Thinking about it overnight, I concluded that part of my problem is that I keep doubting whether I have anything to say about fashion that anyone might care to read. I'm far from an expert, after all, despite wearing clothes pretty much all the time. And even though I've always enjoyed fashion, I'm pretty sure there are times fashion has not always enjoyed me. The experiments with hippy chic**, black hair and wearing one color from head to toe particularly come to mind.
But then - isn't three quarters of the fun with fashion being able to experiment, and not taking yourself too seriously? And I know I'd rather be honest about who I am, and I can retrospectively recognize that at times I have been a bad dresser. Most people have. That's why magazines get stars to look back at their red carpet choices, because it's always fun to see that they are, in fact, just like us, regretting past fashion follies***.
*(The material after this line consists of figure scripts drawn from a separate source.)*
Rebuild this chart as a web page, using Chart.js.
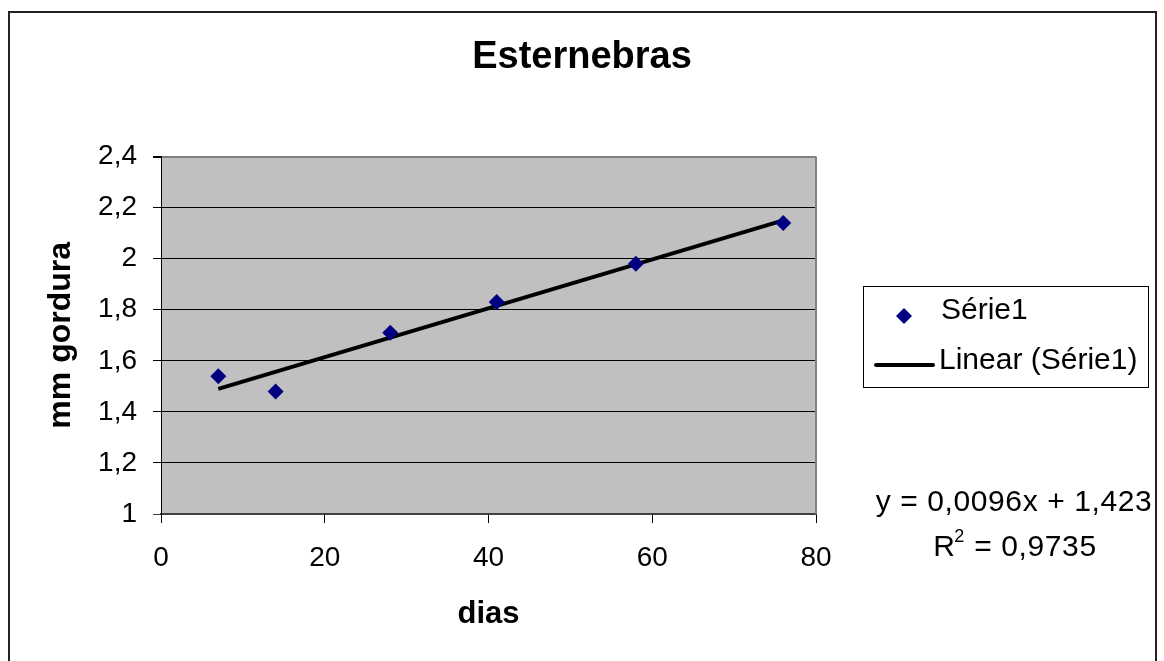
<!DOCTYPE html>
<html>
<head>
<meta charset="utf-8">
<script src="https://cdn.jsdelivr.net/npm/chart.js@4/dist/chart.umd.min.js"></script>
<style>
  body { margin: 0; background: #fff; }
  #wrap { width: 1164px; height: 661px; }
</style>
</head>
<body>
<div id="wrap"><canvas id="chart" width="1164" height="661"></canvas></div>
<script>
// values
const days = [7, 14, 28, 41, 58, 76];
const fat = [1.54, 1.48, 1.71, 1.83, 1.98, 2.14];
// trendline end points as drawn
const trendDays = [7, 76];
const trendFat = [1.49, 2.15];
const chartTitle = 'Esternebras';
const xTitle = 'dias';
const yTitle = 'mm gordura';
const seriesName = 'Série1';
const trendName = 'Linear (Série1)';
const equation = 'y = 0,0096x + 1,423';
const rSquared = ' = 0,9735';

const FONT = '"Liberation Sans", Arial, sans-serif';
Chart.defaults.font.family = FONT;
Chart.defaults.color = '#000';

const fmt = v => String(Number(v.toFixed(1))).replace('.', ',');

// plot background, outer frame, legend box and trendline label
const decor = {
    id: 'decor',
    beforeDraw(chart) {
        const { ctx, chartArea: a } = chart;
        ctx.save();
        ctx.fillStyle = '#fff';
        ctx.fillRect(0, 0, chart.width, chart.height);
        ctx.strokeStyle = '#222';
        ctx.lineWidth = 2;
        ctx.strokeRect(9, 12, 1147, 700);
        ctx.fillStyle = '#c0c0c0';
        ctx.fillRect(a.left, a.top, a.right - a.left, a.bottom - a.top);
        ctx.restore();
    },
    beforeDatasetsDraw(chart) {
        const { ctx, chartArea: a } = chart;
        ctx.save();
        ctx.strokeStyle = '#808080';
        ctx.lineWidth = 2;
        ctx.beginPath();
        ctx.moveTo(a.right, a.top);
        ctx.lineTo(a.right, a.bottom);
        ctx.stroke();
        ctx.restore();
    },
    afterDraw(chart) {
        const ctx = chart.ctx;
        const pts = chart.data.datasets[0];
        const line = chart.data.datasets[1];
        ctx.save();
        // legend
        ctx.fillStyle = '#fff';
        ctx.fillRect(863, 286, 285, 101);
        ctx.strokeStyle = '#000';
        ctx.lineWidth = 1;
        ctx.strokeRect(863.5, 286.5, 285, 101);
        ctx.fillStyle = pts.backgroundColor;
        ctx.beginPath();
        ctx.moveTo(896, 316); ctx.lineTo(904, 308); ctx.lineTo(912, 316); ctx.lineTo(904, 324);
        ctx.closePath();
        ctx.fill();
        ctx.strokeStyle = line.borderColor;
        ctx.lineWidth = 4;
        ctx.lineCap = 'round';
        ctx.beginPath();
        ctx.moveTo(876, 365);
        ctx.lineTo(933, 365);
        ctx.stroke();
        ctx.fillStyle = '#000';
        ctx.font = '30px ' + FONT;
        ctx.textBaseline = 'middle';
        ctx.textAlign = 'left';
        ctx.fillText(seriesName, 941, 311);
        ctx.fillText(trendName, 939, 361);
        // equation
        ctx.font = '30px ' + FONT;
        ctx.letterSpacing = '0.6px';
        ctx.textAlign = 'center';
        ctx.fillText(equation, 1014, 503);
        const w = ctx.measureText(rSquared).width;
        const rx = 1015 - (w + 21 + 11) / 2;
        ctx.textAlign = 'left';
        ctx.fillText('R', rx, 548);
        ctx.font = '18px ' + FONT;
        ctx.fillText('2', rx + 21, 537);
        ctx.font = '30px ' + FONT;
        ctx.fillText(rSquared, rx + 32, 548);
        ctx.restore();
    }
};

new Chart(document.getElementById('chart'), {
    type: 'scatter',
    data: {
        datasets: [
            {
                label: seriesName,
                data: days.map((d, i) => ({ x: d, y: fat[i] })),
                pointStyle: 'rectRot',
                pointRadius: 8,
                pointHoverRadius: 8,
                backgroundColor: '#000080',
                borderColor: '#000080',
                borderWidth: 0
            },
            {
                label: trendName,
                data: trendDays.map((d, i) => ({ x: d, y: trendFat[i] })),
                showLine: true,
                pointRadius: 0,
                borderColor: '#000',
                borderWidth: 4,
                borderCapStyle: 'butt'
            }
        ]
    },
    options: {
        responsive: false,
        animation: false,
        devicePixelRatio: 1,
        layout: { padding: 0 },
        plugins: {
            legend: { display: false },
            tooltip: { enabled: false },
            title: {
                display: true,
                text: chartTitle,
                font: { size: 38, weight: 'bold' },
                padding: { top: 35, bottom: 76 }
            }
        },
        scales: {
            x: {
                type: 'linear',
                min: 0,
                max: 80,
                ticks: { stepSize: 20, padding: 18, font: { size: 28 }, callback: v => fmt(v) },
                grid: { drawOnChartArea: false, drawTicks: true, tickLength: 9, tickColor: '#000' },
                border: { color: '#404040', width: 2 },
                title: { display: true, text: xTitle, font: { size: 31, weight: 'bold' }, padding: { top: 0, bottom: 28 } },
                afterFit(scale) { scale.height = 147; }
            },
            y: {
                min: 1,
                max: 2.4,
                ticks: { stepSize: 0.2, padding: 16, font: { size: 28 }, callback: v => fmt(v) },
                grid: {
                    color: c => c.tick.value >= 2.39 ? '#808080' : (c.tick.value <= 1.01 ? '#404040' : '#000'),
                    tickColor: c => c.tick.value <= 1.01 ? '#404040' : '#000',
                    lineWidth: c => c.tick.value >= 2.39 ? 2 : 1,
                    tickLength: 8
                },
                border: { color: '#000', width: 1 },
                title: { display: true, text: yTitle, font: { size: 32, weight: 'bold' }, padding: { top: 42, bottom: 0 } },
                afterFit(scale) { scale.width = 161; }
            },
            // empty space on the right that holds the legend and equation
            side: {
                type: 'linear',
                position: 'right',
                display: true,
                min: 1,
                max: 2.4,
                ticks: { display: false },
                grid: { display: false },
                border: { display: false },
                afterFit(scale) { scale.width = 348; }
            }
        }
    },
    plugins: [decor]
});
</script>
</body>
</html>
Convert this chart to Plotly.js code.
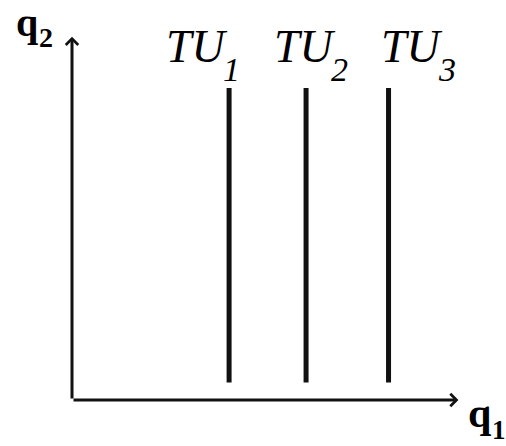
<!DOCTYPE html>
<html><head><meta charset="utf-8">
<script src="https://cdn.plot.ly/plotly-3.0.1.min.js"></script>
<style>html,body{margin:0;padding:0;background:#fff}#chart{width:506px;height:446px}</style>
</head><body><div id="chart"></div>
<script>
// Total-utility levels (vertical lines)
const levelMain = ["TU", "TU", "TU"];
const levelSubs = ["1", "2", "3"];
const levelQ1 = [2.0, 2.98, 4.03];
const levelQ2Start = [0.22, 0.22, 0.22];
const levelQ2End = [3.9, 3.9, 3.9];
// label anchor positions (data units)
const labelQ1 = [1.17, 2.54, 3.91];
const labelQ2 = [4.21, 4.21, 4.21];
const subQ2 = [3.975, 3.975, 3.975];
// axes
const axisQ1Max = 4.92;
const axisQ2Max = 4.54;
const xAxisMain = "q", xAxisSub = "1";
const yAxisMain = "q", yAxisSub = "2";

const ink = "#111";
const traces = levelSubs.map((s, i) => ({
  type: "scatter", mode: "lines", name: levelMain[i] + s,
  x: [levelQ1[i], levelQ1[i]],
  y: [levelQ2Start[i], levelQ2End[i]],
  line: {color: ink, width: 5},
  hoverinfo: "skip", showlegend: false
}));

const serif = "Liberation Serif";
const annotations = [
  {xref:"x", yref:"y", x: axisQ1Max, y: 0, axref:"x", ayref:"y", ax: 0, ay: 0,
   showarrow:true, arrowhead:4, arrowsize:0.8, arrowwidth:3, arrowcolor:ink, text:"", standoff:0},
  {xref:"x", yref:"y", x: 0, y: axisQ2Max, axref:"x", ayref:"y", ax: 0, ay: 0,
   showarrow:true, arrowhead:4, arrowsize:0.8, arrowwidth:3, arrowcolor:ink, text:"", standoff:0},
  // y axis title q2
  {xref:"x", yref:"y", x: 0, y: axisQ2Max, xanchor:"left", yanchor:"bottom", xshift:-58, yshift:-10,
   showarrow:false, text:"<b>" + yAxisMain + "</b>", font:{family:serif, size:40, color:"#000"}},
  {xref:"x", yref:"y", x: 0, y: axisQ2Max, xanchor:"left", yanchor:"bottom", xshift:-35, yshift:-18,
   showarrow:false, text:"<b>" + yAxisSub + "</b>", font:{family:serif, size:28, color:"#000"}},
  // x axis title q1
  {xref:"x", yref:"y", x: axisQ1Max, y: 0, xanchor:"left", yanchor:"bottom", xshift:8, yshift:-38,
   showarrow:false, text:"<b>" + xAxisMain + "</b>", font:{family:serif, size:42, color:"#000"}},
  {xref:"x", yref:"y", x: axisQ1Max, y: 0, xanchor:"left", yanchor:"bottom", xshift:32, yshift:-47,
   showarrow:false, text:"<b>" + xAxisSub + "</b>", font:{family:serif, size:27, color:"#000"}}
];
levelSubs.forEach((s, i) => {
  annotations.push({
    xref:"x", yref:"y", x: labelQ1[i], y: labelQ2[i], xanchor:"left", yanchor:"bottom",
    xshift: 0, yshift: -10.7, showarrow:false,
    text: "<i>" + levelMain[i] + "</i>",
    font:{family:serif, size:46, color:"#000"}
  });
  annotations.push({
    xref:"x", yref:"y", x: labelQ1[i], y: subQ2[i], xanchor:"left", yanchor:"bottom",
    xshift: 57, yshift: -8.3, showarrow:false,
    text: "<i>" + s + "</i>",
    font:{family:serif, size:34, color:"#000"}
  });
});

const layout = {
  width: 506, height: 446,
  margin: {l:72, r:2.25, t:0, b:46, pad:0},
  paper_bgcolor:"#fff", plot_bgcolor:"#fff",
  xaxis: {range:[0, 5.5], visible:false, fixedrange:true},
  yaxis: {range:[0, 5], visible:false, fixedrange:true},
  annotations: annotations,
  showlegend: false
};
Plotly.newPlot("chart", traces, layout, {staticPlot:true, displayModeBar:false});
</script></body></html>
So that's where I'm beginning - from an upfront place where I explain that even though I may not have always been awesomely fashionable, and possibly am still not, I like fashion and I like style and I like talking about it, and I'm going to. Because all of that is fun. And so was my long, tie-dyed skirt (at the time - I'm actually blushing as I write this, I swear), and my black hair (for about five seconds, before I realized that I looked more dead than anything else, and spent hundreds of dollars and the better part of a year returning it to my more natural shade of mousy browny-blond), and even my same color from head to toe dressing, which came in one outfit style and two color choices and was completely awesome. If I could get away these days with wearing leggings, an oversized jumper, slouch socks and hi-top sneakers, all in a vibrant shade of pink, I would. My glasses had pink on them too, I think. Looking back, I'm prepared to say that was the best part of being 8.
So with all that in mind, what am I wearing today? How am I enjoying the world of possibilities that is open to me in my decently sized wardrobe?
Should have thought this one through.
I could lie, but I promised to be completely upfront and honest about, ooh, four seconds ago.
Today, on a bleak, grey January day, with sleet and snow falling outside, the heating pumping inside and nowhere to be, I am sporting Ugg boots, leggings, a Hollister t-shirt, and an Abercrombie hoodie.
We're off to a bad start, but stick with me. Some days, it doesn't snow, and some days, I have meetings and places to be, and some days, most days in fact, I want to look pretty and have fun with my outfit. Some days, I just want to stay inside and read my newspaper and write my blog, because that is rare and is also a lot of fun, and this happens to be one of those days. Better luck next time - I promise I'll make an effort, just for you.
Au revoir (that's French you know, very chic) and a bientot!
*I'm feeling January's bleakness, and am on a bit of a countdown out of winter - only 58 days until spring!
**Not so much chic, actually - that's a bit misleading, I'll admit.
***And drinking coffee! And putting petrol into their car! And holding their kids' hands! I don't read Us Magazine regularly, but I'm always so relieved when I pick one up at the gym and realize that famous people also need fuel (for their cars and themselves) and I'm not missing out on some sort of magic world where coffee is unnecessary (ick, sounds like a dreadful place).